A New Egyptian Politics?

As Egypt prepares for next month’s elections, these three fundamental concerns are attracting more attention than the scenario of a Muslim Brotherhood victory. The potential triumph of the Brotherhood in democratic elections simply fails to elicit the apocalyptic reactions here in Egypt that are so often associated with the group in the Western media. The narrative of an ascendant Muslim Brotherhood is simply not accurate in the increasingly diverse Egyptian political sphere. The Muslim Brotherhood may win a plurality of votes in the Parliamentary elections, but it is highly unlikely to secure a majority. To be sure, they will need to cobble together a coalition in order to come to power in Egypt.

Irrespective of the results of the Parliamentary elections, Egyptians are coming to understand that they still face considerable obstacles to a representative political system. The political role of the military establishment needs to be curtailed in order to ensure a smooth and timely transition to civilian rule. The SCAF and any future government need to tamp down on the recent religious frictions by guaranteeing the minority status of Coptic Christians within the predominantly Muslim state.
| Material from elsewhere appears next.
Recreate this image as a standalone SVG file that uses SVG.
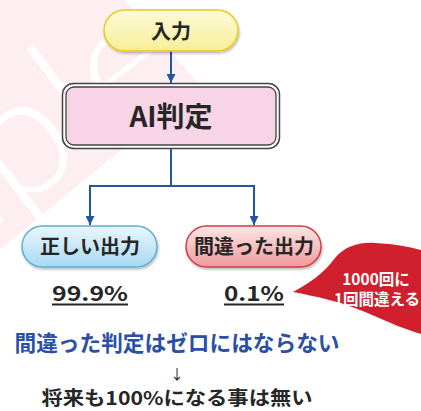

The formulation of the new constitution needs to take into account the demographic entirety of Egyptian society and not be reflective of the political aspirations of one group or party.

It is the resolution of these three fundamental political issues, not the electoral performance of the Muslim Brotherhood that will most meaningfully influence the health and stability of Egyptian politics going forward. If timely and practical arrangements can be implemented, Egypt will find itself well on the way to a civil and representative political system. After all, that is exactly what the January 25th revolution demanded and surely what the Egyptian people deserve.